Former Zimbabwean ambassador to China Chris Mutsvangwa said in an interview on Tuesday that Yang's visit will also boost economic relations between the two countries.

"The visit of a foreign minister is a big banner announcement to say that relations between Zimbabwe and China are reaching for a new level," he said.

"This is a visit which will mark a new diplomatic high watermark in Zimbabwe's international relations because to get the visit of an important and emerging super-power like China with such economic clout is a big vote of confidence on the part of Zimbabweans who have been pummeled by sanctions" imposed by the West.

Yang, who will make the visit at the invitation of Zimbabwean Foreign Minister Simbarashe Mumbengegwi, is scheduled to meet President Robert Mugabe and other senior government officials.

Mutsvangwa said the Chinese veto at the United Nations in 2008 was "a landmark diplomatic decision where it basically saved Zimbabwe from punitive sanctions instigated by an irate and sulky former colonial power."

"So, now this visit will give an opportunity for Zimbabweans to

finally thank China for this act. But more important, cooperation in the economic field is beginning to gather pace because we have crossed the diplomatic and political travails which have been going on in the last 10 years and come out more united because the Chinese veto also enabled Zimbabweans to find accommodation among themselves and led to the GNU and GPA," Mutsvangwa said.

China, together with Russia, vetoed the British initiative for full-scale UN sanctions against Zimbabwe, saying the Southern African Development Community (SADC) and the African Union (AU) should be given a chance to resolve the country's political problems.
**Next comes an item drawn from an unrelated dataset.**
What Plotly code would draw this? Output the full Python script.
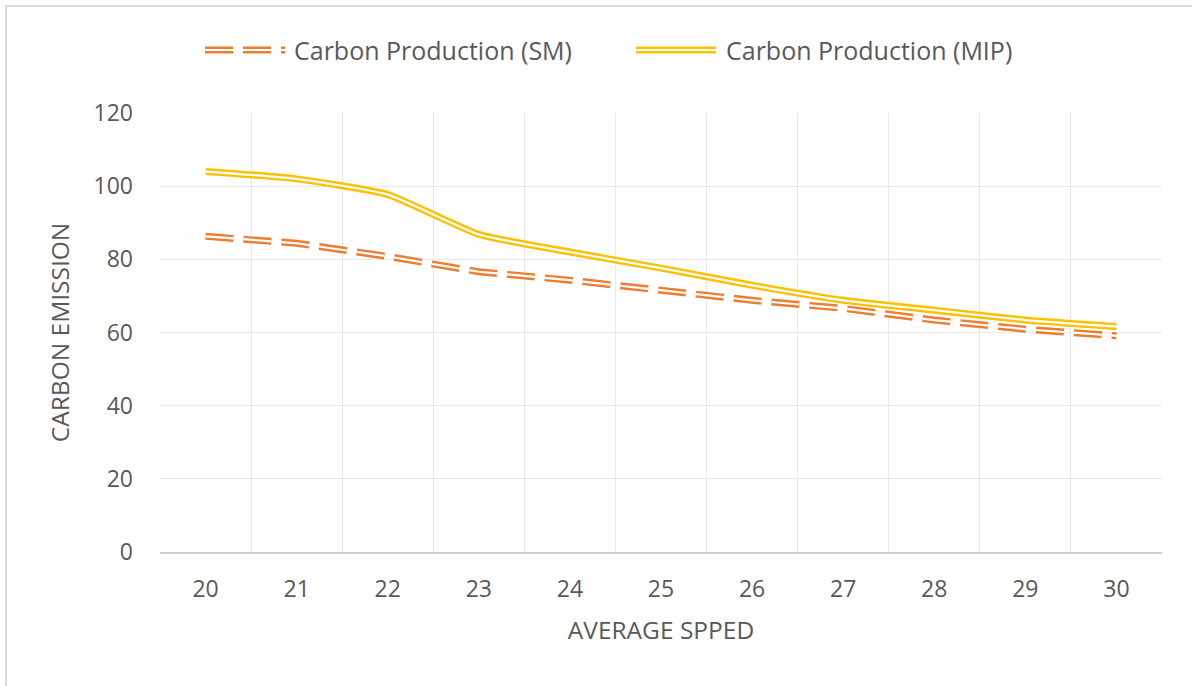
import plotly.graph_objects as go

speeds = ["20", "21", "22", "23", "24", "25", "26", "27", "28", "29", "30"]
sm_values = [86.3, 84.4, 80.8, 76.6, 74.3, 71.5, 68.8, 66.6, 63.4, 60.9, 59.1]
mip_values = [104.0, 102.0, 97.7, 86.8, 82.0, 77.6, 72.9, 68.8, 66.1, 63.4, 61.6]

sm_name = "Carbon Production (SM)"
mip_name = "Carbon Production (MIP)"
x_title = "AVERAGE SPPED"
y_title = "CARBON EMISSION"

SM_COLOR = "#ED7D31"
MIP_COLOR = "#FFC000"
TEXT = "#595959"
FONT = "Open Sans, Liberation Sans, sans-serif"
DASH = "28px,10px"
OUTER_W, INNER_W = 7, 2.2

fig = go.Figure()

# Outer (coloured) strokes
fig.add_trace(go.Scatter(x=speeds, y=sm_values, mode="lines", name=sm_name, showlegend=False,
                         line=dict(color=SM_COLOR, width=OUTER_W, dash=DASH)))
fig.add_trace(go.Scatter(x=speeds, y=mip_values, mode="lines", name=mip_name, showlegend=False,
                         line=dict(color=MIP_COLOR, width=OUTER_W, shape="spline", smoothing=0.5)))
# Inner white strokes -> compound (double) line look
fig.add_trace(go.Scatter(x=speeds, y=sm_values, mode="lines", showlegend=False, hoverinfo="skip",
                         line=dict(color="white", width=INNER_W, dash=DASH)))
fig.add_trace(go.Scatter(x=speeds, y=mip_values, mode="lines", showlegend=False, hoverinfo="skip",
                         line=dict(color="white", width=INNER_W, shape="spline", smoothing=0.5)))

W, H = 1192, 686
L, R, T, B = 160, 30, 113, 134
pw, ph = W - L - R, H - T - B


def px_x(px):
    return (px - L) / pw


def px_y(py):
    return (H - B - py) / ph


# Legend drawn manually so the double-line symbols can be shown
legend_y = px_y(50)
shapes = []
annotations = []
for (x0, x1, color, dash, text, tx) in [
    (205, 285, SM_COLOR, DASH, sm_name, 292),
    (636, 716, MIP_COLOR, "solid", mip_name, 724),
]:
    shapes.append(dict(type="line", xref="paper", yref="paper", x0=px_x(x0), x1=px_x(x1),
                       y0=legend_y, y1=legend_y, line=dict(color=color, width=OUTER_W, dash=dash)))
    shapes.append(dict(type="line", xref="paper", yref="paper", x0=px_x(x0), x1=px_x(x1),
                       y0=legend_y, y1=legend_y, line=dict(color="white", width=INNER_W, dash=dash)))
    annotations.append(dict(text=text, xref="paper", yref="paper", x=px_x(tx), y=legend_y,
                            xanchor="left", yanchor="middle", showarrow=False,
                            font=dict(size=25, color=TEXT, family=FONT)))

# Chart border (left and top edges visible in the reference)
shapes.append(dict(type="line", xref="paper", yref="paper", x0=px_x(6), x1=px_x(6),
                   y0=px_y(5), y1=px_y(H + 5), line=dict(color="#DCDCDC", width=2)))
shapes.append(dict(type="line", xref="paper", yref="paper", x0=px_x(5), x1=px_x(W + 5),
                   y0=px_y(6), y1=px_y(6), line=dict(color="#DCDCDC", width=2)))

fig.update_layout(
    width=W, height=H,
    margin=dict(l=L, r=R, t=T, b=B),
    paper_bgcolor="white", plot_bgcolor="white",
    font=dict(family=FONT, color=TEXT, size=22),
    showlegend=False,
    xaxis=dict(type="category", range=[-0.5, 10.5], tickson="boundaries",
               showgrid=True, gridcolor="#E8E8E8", gridwidth=1,
               showline=True, linecolor="#D0D0D0", linewidth=2,
               ticks="", ticklabelstandoff=15, tickfont=dict(size=23, color=TEXT),
               title=dict(text=x_title, font=dict(size=24.5, color=TEXT), standoff=19),
               zeroline=False),
    yaxis=dict(range=[0, 120], dtick=20, tick0=0,
               showgrid=True, gridcolor="#E8E8E8", gridwidth=1,
               showline=False, zeroline=False,
               ticks="", ticklabelstandoff=26, tickfont=dict(size=23, color=TEXT),
               title=dict(text=y_title, font=dict(size=24.5, color=TEXT), standoff=16)),
    shapes=shapes,
    annotations=annotations,
)

fig.write_html("out.html", post_script="document.body.style.margin='0';",
               config={"displayModeBar": False})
A SADC-driven initiative led to a Government of National Unity (GNU) following the signing of the Global Political Agreement (GPA) between Mugabe and then rivals Prime Minister Morgan Tsvangirai and Deputy Prime Minister Arthur Mutambara.

"So there is more national unity now among Zimbabweans. It is an opportune moment for us to tighten our relations with China so that we can explore cooperation in the more rewarding material areas of agriculture, mining, tourism and industrialization.

"There is clearly a lot of scope for cooperation between Zimbabwe and China so that Zimbabwe can quicken its modernization pace taking advantage of the stellar achievements of the Chinese in the above areas," Mutsvangwa said.

He cited areas such as telecommunications, international logistics and the internet as being led by the Chinese.

China Tobacco has also been on the fore-front reviving tobacco farming in Zimbabwe for the past five years.

Mutsvangwa said shortages in the global cotton sector could spur better trade relations between the two countries and lead to more opportunities for Zimbabwean farmers.